Problem »
Output the lines from the top of the entries below to the line with "import seaborn as sns", both included, exactly and without pictures.

Charts and diagrams as code:
= = = =

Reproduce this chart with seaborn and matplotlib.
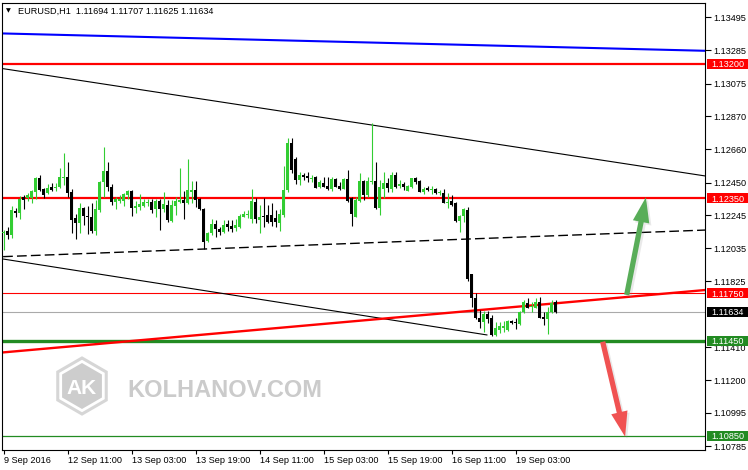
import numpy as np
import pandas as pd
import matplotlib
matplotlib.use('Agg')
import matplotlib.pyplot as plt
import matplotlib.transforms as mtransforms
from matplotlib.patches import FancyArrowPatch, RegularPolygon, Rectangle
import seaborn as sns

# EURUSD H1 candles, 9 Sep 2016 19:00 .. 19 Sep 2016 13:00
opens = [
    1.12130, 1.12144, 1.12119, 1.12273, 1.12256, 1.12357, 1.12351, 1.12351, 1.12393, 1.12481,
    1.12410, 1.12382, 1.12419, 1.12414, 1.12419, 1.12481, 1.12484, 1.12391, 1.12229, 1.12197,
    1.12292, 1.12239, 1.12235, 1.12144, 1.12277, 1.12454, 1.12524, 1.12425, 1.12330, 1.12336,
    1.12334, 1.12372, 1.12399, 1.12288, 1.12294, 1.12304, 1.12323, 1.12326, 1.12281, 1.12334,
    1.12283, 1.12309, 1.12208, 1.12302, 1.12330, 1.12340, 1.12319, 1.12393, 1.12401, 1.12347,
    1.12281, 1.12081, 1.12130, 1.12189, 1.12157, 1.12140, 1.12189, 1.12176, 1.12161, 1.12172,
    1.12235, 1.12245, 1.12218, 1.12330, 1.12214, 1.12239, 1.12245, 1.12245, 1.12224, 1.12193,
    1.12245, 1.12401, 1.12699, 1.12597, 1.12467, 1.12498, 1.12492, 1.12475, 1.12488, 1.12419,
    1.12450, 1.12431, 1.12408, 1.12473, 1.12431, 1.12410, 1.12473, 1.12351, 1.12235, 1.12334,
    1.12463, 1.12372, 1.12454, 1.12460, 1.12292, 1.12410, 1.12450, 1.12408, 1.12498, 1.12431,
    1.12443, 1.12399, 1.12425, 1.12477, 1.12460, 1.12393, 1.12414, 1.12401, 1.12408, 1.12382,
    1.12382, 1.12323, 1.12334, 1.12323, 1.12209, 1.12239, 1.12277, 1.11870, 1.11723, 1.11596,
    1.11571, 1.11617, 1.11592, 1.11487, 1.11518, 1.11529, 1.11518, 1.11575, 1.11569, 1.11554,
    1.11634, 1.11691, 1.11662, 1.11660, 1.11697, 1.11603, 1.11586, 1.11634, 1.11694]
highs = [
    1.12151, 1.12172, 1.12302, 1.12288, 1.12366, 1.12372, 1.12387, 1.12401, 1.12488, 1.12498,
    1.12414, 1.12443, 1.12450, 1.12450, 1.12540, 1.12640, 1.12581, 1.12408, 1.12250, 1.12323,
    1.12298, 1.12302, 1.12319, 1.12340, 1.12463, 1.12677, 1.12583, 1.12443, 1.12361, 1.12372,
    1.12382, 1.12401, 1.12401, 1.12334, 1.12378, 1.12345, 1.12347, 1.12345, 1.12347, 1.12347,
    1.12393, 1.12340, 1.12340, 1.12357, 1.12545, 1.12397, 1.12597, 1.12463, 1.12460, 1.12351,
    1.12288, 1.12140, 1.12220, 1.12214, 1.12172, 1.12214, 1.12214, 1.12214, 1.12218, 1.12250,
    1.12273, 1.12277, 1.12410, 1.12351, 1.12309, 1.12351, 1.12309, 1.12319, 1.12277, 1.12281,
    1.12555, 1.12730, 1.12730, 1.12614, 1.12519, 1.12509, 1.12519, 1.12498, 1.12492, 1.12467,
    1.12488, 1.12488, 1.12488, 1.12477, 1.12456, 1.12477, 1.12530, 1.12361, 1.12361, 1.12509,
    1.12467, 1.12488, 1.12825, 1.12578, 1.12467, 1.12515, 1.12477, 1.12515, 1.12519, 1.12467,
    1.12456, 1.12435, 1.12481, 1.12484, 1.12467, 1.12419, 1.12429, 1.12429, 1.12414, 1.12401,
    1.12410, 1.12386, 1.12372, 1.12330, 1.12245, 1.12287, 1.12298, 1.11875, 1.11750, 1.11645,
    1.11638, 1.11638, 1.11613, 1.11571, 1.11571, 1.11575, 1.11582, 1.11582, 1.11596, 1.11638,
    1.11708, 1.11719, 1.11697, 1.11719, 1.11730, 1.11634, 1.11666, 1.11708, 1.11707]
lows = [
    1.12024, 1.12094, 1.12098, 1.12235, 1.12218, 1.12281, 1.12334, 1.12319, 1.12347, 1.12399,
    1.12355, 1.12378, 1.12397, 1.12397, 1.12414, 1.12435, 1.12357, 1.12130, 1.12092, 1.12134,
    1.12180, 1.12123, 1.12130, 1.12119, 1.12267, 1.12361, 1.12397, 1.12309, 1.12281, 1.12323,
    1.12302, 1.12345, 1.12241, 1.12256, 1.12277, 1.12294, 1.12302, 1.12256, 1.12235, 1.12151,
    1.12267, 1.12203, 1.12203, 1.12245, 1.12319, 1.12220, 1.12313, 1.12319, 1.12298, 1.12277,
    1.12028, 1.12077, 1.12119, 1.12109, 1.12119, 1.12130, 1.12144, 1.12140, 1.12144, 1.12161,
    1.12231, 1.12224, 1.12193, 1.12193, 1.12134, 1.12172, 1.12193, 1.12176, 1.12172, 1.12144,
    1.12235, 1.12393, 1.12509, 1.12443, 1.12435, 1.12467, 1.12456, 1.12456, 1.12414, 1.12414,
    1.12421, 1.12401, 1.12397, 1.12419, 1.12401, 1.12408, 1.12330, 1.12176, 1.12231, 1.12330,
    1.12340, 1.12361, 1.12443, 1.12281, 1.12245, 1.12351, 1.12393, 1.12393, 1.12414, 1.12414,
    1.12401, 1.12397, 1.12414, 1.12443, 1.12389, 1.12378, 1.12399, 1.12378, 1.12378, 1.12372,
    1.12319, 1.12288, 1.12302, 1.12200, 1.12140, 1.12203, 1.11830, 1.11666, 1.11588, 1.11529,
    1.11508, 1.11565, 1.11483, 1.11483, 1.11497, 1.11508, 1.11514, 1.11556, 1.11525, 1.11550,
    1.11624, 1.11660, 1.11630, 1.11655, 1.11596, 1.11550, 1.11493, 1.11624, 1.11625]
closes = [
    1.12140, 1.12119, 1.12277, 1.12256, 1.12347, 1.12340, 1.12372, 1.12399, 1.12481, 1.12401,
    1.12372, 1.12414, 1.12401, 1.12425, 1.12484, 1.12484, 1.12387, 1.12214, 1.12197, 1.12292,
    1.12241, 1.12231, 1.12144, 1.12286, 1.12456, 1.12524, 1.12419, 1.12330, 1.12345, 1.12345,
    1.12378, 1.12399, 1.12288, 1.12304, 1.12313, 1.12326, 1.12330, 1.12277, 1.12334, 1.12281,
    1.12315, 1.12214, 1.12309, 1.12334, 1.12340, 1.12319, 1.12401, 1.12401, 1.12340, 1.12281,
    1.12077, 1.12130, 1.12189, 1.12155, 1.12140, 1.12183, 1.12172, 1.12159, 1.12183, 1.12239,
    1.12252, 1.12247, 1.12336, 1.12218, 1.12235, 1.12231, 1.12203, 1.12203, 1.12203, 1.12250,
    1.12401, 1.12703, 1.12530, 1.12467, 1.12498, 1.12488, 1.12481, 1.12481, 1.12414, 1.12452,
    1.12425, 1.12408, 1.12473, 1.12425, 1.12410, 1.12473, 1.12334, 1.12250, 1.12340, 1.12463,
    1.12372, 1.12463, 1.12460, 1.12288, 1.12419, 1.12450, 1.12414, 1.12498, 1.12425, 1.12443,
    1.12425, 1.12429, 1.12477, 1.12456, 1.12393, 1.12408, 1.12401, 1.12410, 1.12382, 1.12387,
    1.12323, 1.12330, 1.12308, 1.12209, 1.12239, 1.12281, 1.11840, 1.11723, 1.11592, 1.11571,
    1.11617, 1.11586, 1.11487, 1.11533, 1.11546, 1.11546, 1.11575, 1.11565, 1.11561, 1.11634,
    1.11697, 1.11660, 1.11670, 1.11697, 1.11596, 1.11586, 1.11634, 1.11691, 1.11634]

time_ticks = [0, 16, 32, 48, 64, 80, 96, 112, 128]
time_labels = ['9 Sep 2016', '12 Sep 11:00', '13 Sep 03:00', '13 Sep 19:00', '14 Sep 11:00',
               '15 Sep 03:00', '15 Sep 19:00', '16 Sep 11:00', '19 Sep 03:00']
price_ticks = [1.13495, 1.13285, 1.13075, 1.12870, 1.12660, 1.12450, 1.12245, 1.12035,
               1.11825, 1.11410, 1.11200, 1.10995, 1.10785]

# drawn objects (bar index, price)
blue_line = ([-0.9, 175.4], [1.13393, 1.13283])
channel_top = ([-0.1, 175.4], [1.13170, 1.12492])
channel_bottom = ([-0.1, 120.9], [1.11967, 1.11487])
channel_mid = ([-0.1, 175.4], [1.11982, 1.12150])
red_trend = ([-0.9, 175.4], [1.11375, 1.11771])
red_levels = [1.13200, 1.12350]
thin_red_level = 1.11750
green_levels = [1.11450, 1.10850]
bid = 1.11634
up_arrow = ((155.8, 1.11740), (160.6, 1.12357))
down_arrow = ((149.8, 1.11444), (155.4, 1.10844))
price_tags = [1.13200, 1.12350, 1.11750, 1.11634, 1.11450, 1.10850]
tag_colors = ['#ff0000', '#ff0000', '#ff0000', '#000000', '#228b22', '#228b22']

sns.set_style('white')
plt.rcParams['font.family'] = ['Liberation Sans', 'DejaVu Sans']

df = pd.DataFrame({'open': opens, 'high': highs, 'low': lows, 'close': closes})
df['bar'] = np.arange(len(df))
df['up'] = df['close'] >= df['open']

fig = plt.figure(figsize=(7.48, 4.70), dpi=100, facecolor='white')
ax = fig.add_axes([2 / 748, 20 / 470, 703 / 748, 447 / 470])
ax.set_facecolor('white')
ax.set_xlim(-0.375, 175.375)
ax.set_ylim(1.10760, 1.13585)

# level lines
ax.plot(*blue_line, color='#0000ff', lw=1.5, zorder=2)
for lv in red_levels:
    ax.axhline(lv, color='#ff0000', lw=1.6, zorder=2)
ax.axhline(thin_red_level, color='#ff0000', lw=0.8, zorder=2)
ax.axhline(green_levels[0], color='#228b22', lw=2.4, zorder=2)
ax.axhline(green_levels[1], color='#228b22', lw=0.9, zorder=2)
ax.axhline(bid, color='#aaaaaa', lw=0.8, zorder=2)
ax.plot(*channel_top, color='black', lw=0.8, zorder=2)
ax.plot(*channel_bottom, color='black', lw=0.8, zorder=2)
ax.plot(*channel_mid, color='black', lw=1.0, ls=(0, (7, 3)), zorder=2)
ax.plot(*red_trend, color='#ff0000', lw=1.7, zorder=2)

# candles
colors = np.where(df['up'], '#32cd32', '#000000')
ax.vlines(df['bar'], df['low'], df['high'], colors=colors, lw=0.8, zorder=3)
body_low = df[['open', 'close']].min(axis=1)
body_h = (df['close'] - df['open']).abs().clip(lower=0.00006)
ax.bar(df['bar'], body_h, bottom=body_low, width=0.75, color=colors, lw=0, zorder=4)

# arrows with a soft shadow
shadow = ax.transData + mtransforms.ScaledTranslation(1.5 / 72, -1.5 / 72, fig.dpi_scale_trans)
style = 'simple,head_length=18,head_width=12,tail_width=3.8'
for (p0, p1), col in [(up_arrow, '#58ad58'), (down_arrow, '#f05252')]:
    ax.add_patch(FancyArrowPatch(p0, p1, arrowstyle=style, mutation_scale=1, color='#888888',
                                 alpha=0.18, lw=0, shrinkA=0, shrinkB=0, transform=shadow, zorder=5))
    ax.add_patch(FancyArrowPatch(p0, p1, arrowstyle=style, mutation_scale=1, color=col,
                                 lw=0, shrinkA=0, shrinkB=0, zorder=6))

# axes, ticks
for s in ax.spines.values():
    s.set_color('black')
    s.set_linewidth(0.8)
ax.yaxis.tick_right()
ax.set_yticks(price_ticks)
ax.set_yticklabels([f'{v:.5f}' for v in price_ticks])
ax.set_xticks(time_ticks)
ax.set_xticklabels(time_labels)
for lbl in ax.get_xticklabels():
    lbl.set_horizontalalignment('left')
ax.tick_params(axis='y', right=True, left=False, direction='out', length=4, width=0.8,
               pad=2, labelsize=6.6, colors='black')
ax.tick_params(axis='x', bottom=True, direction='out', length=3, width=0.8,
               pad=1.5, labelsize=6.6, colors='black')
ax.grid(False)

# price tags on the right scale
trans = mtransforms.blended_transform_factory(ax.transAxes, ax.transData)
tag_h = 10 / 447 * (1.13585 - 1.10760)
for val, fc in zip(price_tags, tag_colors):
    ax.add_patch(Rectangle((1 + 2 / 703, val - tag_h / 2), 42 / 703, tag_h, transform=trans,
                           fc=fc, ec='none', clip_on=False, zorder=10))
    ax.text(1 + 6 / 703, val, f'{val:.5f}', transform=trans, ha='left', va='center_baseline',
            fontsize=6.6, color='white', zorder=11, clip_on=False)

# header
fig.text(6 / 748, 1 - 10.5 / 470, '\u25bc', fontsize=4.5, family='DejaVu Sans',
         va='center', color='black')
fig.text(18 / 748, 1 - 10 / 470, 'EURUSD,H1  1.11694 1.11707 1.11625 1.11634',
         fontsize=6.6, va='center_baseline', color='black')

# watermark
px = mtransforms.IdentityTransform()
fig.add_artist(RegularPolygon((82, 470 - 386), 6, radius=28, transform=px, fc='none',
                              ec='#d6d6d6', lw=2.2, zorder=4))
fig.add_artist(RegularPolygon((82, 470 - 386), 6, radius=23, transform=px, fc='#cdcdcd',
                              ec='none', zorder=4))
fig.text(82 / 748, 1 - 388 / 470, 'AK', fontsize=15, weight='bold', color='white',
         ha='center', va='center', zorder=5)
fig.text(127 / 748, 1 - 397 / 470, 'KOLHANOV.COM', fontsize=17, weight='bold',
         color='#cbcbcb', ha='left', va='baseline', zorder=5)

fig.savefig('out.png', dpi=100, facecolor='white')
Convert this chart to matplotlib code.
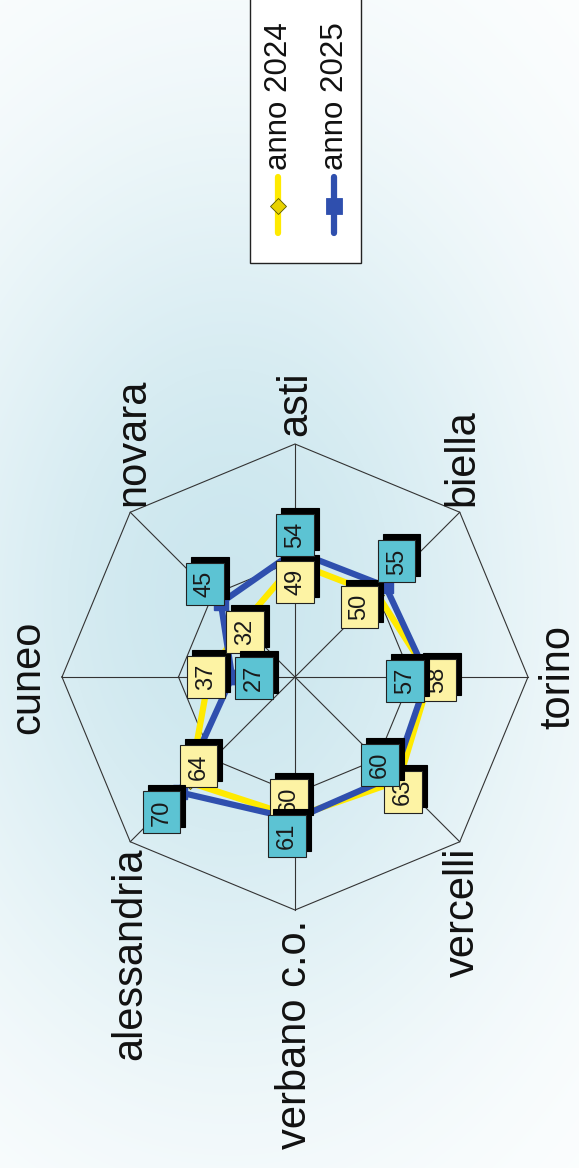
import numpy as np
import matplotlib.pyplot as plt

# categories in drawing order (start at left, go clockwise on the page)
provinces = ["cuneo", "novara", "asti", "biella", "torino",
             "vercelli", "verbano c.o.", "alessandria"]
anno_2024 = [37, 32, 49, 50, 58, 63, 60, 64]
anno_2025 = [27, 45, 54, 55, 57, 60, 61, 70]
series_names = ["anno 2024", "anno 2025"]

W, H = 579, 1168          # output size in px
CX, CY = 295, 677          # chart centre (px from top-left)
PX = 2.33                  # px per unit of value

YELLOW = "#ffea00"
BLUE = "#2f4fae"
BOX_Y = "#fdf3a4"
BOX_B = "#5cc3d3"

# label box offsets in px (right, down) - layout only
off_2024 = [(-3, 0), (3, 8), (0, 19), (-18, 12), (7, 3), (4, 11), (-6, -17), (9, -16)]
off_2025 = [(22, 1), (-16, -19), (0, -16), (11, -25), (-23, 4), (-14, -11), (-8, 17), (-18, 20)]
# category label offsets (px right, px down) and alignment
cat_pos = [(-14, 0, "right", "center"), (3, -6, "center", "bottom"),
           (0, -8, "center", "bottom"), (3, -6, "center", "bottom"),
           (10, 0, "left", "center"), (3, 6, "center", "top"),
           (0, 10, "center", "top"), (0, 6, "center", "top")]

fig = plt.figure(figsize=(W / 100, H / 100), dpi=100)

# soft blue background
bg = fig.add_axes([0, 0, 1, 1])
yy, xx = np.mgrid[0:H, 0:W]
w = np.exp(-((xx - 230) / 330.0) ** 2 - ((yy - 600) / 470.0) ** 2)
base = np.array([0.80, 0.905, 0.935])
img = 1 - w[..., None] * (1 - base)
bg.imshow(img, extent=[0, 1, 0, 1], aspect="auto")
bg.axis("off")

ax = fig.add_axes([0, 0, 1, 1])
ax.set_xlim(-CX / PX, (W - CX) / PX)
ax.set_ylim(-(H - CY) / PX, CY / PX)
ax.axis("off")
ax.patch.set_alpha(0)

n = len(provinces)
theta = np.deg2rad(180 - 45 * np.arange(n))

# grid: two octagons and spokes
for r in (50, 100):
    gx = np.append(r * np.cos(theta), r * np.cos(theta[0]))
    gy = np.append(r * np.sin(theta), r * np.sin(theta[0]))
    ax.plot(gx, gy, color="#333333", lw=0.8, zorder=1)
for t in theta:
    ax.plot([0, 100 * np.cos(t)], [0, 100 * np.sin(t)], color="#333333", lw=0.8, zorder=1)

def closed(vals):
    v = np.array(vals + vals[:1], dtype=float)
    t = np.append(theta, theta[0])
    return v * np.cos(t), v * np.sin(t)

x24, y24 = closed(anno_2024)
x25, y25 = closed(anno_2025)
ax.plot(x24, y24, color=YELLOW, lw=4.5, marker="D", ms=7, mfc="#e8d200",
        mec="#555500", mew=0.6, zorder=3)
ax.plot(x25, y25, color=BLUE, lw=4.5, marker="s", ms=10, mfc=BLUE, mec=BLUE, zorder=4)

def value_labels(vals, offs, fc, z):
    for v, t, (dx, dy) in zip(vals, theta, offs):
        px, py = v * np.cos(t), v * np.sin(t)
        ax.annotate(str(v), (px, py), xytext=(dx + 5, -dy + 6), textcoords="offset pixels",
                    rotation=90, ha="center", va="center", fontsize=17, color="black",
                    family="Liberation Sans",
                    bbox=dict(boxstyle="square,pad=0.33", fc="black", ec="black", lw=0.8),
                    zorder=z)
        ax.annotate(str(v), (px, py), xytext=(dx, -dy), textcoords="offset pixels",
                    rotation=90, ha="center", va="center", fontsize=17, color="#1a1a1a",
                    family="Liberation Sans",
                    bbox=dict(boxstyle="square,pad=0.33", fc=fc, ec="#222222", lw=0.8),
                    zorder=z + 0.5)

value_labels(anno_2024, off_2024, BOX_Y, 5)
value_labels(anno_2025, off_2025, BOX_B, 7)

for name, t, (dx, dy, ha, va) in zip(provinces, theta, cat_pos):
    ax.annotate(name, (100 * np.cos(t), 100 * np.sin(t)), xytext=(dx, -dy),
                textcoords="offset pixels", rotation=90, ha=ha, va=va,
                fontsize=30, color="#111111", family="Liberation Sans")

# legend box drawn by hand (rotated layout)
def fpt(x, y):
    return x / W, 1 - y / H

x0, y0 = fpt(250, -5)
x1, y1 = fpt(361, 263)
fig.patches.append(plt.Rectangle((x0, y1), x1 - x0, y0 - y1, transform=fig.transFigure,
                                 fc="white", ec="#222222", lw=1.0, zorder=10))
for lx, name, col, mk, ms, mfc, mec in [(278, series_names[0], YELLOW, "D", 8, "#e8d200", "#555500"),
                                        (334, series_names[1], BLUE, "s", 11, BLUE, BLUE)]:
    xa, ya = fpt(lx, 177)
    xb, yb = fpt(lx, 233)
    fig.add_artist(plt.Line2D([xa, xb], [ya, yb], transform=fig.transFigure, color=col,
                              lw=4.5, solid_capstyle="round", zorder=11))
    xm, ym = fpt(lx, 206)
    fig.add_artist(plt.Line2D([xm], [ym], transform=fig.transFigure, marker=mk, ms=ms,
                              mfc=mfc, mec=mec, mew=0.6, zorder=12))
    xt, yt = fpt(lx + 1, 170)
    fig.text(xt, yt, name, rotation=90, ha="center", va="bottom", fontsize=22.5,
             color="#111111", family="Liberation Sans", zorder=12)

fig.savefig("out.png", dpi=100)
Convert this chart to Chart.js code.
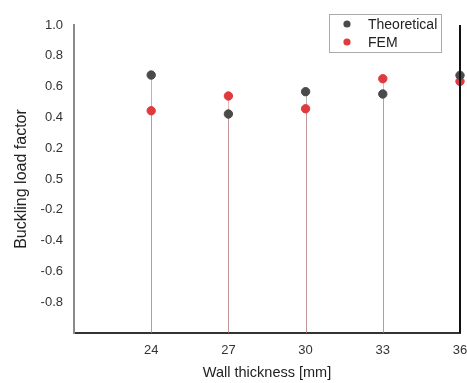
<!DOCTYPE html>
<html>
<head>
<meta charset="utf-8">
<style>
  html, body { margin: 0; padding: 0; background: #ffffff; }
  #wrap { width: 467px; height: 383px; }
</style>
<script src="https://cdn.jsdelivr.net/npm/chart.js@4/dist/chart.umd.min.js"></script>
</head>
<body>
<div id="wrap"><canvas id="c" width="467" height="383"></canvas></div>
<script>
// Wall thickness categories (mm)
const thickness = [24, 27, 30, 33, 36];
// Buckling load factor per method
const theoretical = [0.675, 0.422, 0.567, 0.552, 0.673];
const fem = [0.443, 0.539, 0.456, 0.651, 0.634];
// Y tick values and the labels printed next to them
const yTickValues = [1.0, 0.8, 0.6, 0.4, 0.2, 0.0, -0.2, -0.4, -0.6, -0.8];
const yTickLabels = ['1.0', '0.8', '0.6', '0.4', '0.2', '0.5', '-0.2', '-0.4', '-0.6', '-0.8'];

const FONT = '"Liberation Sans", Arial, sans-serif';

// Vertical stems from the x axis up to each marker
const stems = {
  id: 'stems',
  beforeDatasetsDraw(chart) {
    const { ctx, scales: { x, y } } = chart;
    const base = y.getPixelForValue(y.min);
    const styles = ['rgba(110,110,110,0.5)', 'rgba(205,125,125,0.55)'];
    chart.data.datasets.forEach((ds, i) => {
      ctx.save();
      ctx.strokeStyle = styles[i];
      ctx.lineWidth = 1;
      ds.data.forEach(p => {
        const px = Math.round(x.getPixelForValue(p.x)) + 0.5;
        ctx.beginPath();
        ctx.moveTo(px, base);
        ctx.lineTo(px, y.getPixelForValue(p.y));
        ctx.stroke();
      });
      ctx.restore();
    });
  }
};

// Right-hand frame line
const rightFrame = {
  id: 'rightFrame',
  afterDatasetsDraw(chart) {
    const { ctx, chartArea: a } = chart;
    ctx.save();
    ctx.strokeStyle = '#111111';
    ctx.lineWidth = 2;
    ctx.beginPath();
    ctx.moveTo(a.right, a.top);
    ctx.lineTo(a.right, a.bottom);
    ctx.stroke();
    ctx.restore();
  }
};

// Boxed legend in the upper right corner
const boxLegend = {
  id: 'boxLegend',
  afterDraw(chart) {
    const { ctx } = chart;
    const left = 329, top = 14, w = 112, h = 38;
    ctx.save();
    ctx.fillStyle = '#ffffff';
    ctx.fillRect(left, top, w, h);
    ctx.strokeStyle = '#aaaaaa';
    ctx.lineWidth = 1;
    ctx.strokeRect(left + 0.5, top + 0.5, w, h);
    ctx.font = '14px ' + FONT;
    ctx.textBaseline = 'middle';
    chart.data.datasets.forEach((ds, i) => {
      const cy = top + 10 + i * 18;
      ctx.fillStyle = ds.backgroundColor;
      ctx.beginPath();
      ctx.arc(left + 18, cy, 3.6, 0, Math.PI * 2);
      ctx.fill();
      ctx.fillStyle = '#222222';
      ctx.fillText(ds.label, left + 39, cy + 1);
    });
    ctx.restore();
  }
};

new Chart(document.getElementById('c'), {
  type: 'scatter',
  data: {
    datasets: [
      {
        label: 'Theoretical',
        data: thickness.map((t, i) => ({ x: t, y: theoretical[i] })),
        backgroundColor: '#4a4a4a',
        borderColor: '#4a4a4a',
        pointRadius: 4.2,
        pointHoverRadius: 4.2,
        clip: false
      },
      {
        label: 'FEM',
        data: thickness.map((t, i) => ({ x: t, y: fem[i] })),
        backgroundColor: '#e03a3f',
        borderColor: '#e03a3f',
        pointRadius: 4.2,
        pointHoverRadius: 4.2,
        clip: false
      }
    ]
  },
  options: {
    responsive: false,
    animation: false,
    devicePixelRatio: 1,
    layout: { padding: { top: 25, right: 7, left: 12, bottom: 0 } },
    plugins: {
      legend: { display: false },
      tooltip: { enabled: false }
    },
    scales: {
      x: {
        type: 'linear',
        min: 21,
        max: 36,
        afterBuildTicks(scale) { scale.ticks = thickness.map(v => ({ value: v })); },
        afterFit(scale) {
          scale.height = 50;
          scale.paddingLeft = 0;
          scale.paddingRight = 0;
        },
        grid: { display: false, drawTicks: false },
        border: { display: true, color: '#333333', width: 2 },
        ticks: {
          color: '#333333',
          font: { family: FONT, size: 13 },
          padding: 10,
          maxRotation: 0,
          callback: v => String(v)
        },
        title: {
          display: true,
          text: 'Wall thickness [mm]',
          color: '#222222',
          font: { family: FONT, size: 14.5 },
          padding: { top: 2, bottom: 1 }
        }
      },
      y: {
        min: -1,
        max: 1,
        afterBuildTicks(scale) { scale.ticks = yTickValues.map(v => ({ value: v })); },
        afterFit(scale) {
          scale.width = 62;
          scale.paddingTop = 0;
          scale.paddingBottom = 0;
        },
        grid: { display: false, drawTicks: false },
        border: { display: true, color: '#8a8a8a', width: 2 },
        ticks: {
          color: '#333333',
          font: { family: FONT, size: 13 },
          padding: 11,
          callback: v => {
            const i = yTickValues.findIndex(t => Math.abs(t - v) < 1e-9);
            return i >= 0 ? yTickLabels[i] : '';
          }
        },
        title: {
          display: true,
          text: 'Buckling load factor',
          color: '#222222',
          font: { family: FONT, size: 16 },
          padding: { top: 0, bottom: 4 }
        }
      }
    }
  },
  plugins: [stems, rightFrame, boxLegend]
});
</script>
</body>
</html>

= = = =

Answer in full »
Reproduce this chart with seaborn and matplotlib.
import numpy as np
import pandas as pd
import matplotlib
matplotlib.use('Agg')
import matplotlib.pyplot as plt
import matplotlib.transforms as mtransforms
from matplotlib.patches import FancyArrowPatch, RegularPolygon, Rectangle
import seaborn as sns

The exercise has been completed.